До конца X в. предки наши были язычниками: боготворили разные силы и явления природы. Люди в глубокой древности, как дети, совсем не понимали еще, что творится вокруг них в природе; всюду чудились им могучие существа, благие и злые. Благодетельным существом считали они солнце, оно своим светом прогоняло ночную тьму, своим теплом согревало землю. Предки наши думали, что солнце ведет, как живое существо, постоянную борьбу с холодом и тьмою. Зимой, по древним верованиям, брал верх над солнцем холод, мороз: в зимнюю пору хоть и показывается на небе солнце, да реже, чем летом; сизый холодный туман часто скрывает его, а если оно и проглянет, то недолго остается на небе, хоть и светит, да не греет. Мороз гуляет по земле, и она костенеет от его дыхания. Вся природа словно замирает: ни травы в поле, ни листьев на дереве– холодной снежной пеленой покрыта помертвевшая земля. Тяжело было на душе у первобытного человека в такую пору: не знал он еще наверно, вернется ли снова красное солнышко на небо, отогреет ли своим теплом застывшую землю… Но вот наступает весна. Солнце понемногу входит в силу: дольше остается оно на небе, светит ярче, начинает пригревать землю, мороз слабеет, лед и снег начинают таять; стекают с полей в реки ручьи воды из растаявшего снега. Входят реки в силу, взламывают подтаявший лед, что сковывал их всю зиму, и несут его в море. Входит в силу и «мать сыра земля»: показывается трава, разбиваются в листьях древесные почки; защебетали весело в свежей листве и лесные пташки. Повеселело и у людей на сердце, радостно встречают они песнями ясное солнце, радуются его победе – победе жизни над смертью, молят его, чтобы оно побольше дало тепла и света…

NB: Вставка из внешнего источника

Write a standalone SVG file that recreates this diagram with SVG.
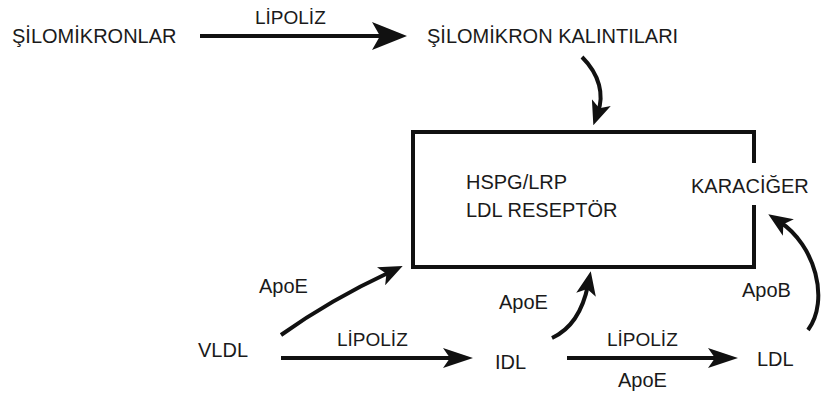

Черные тучи представлялись первобытным людям страшными чудовищами, драконами, громадными птицами – врагами солнца. Страшно становилось людям, когда темная грозовая туча надвигалась на небо, будто неведомое темное существо ползло по небу, все ближе и ближе подбиралось к солнцу и вдруг хватало его. Вместо ясного солнечного света тяжелая мгла охватывала землю; смутно становилось и на душе у людей. Вдруг удар грома, грохот раскатывается по всему небу, огненные стрелы пронизывают тучу: то идет страшная небесная борьба, то бог-громовник разит чудовище-тучу своими молниями-стрелами. Из тучи льется дождь: это живая вода, которую таило чудовище, но заставил его бог-громовник пролить ее на землю. Жадно пьет земля живую воду и входит еще в большую силу. Разбита стрелами бога-громовника черная туча: сильный ветер разносит клочки ее и гонит своим могучим дыханием с неба. Снова голубое небо приветно обнимает землю; снова над нею весело сияет красное солнышко; радуются ему люди, приносят благодарность и небесному воителю, богу-громовнику, и могучему ветру.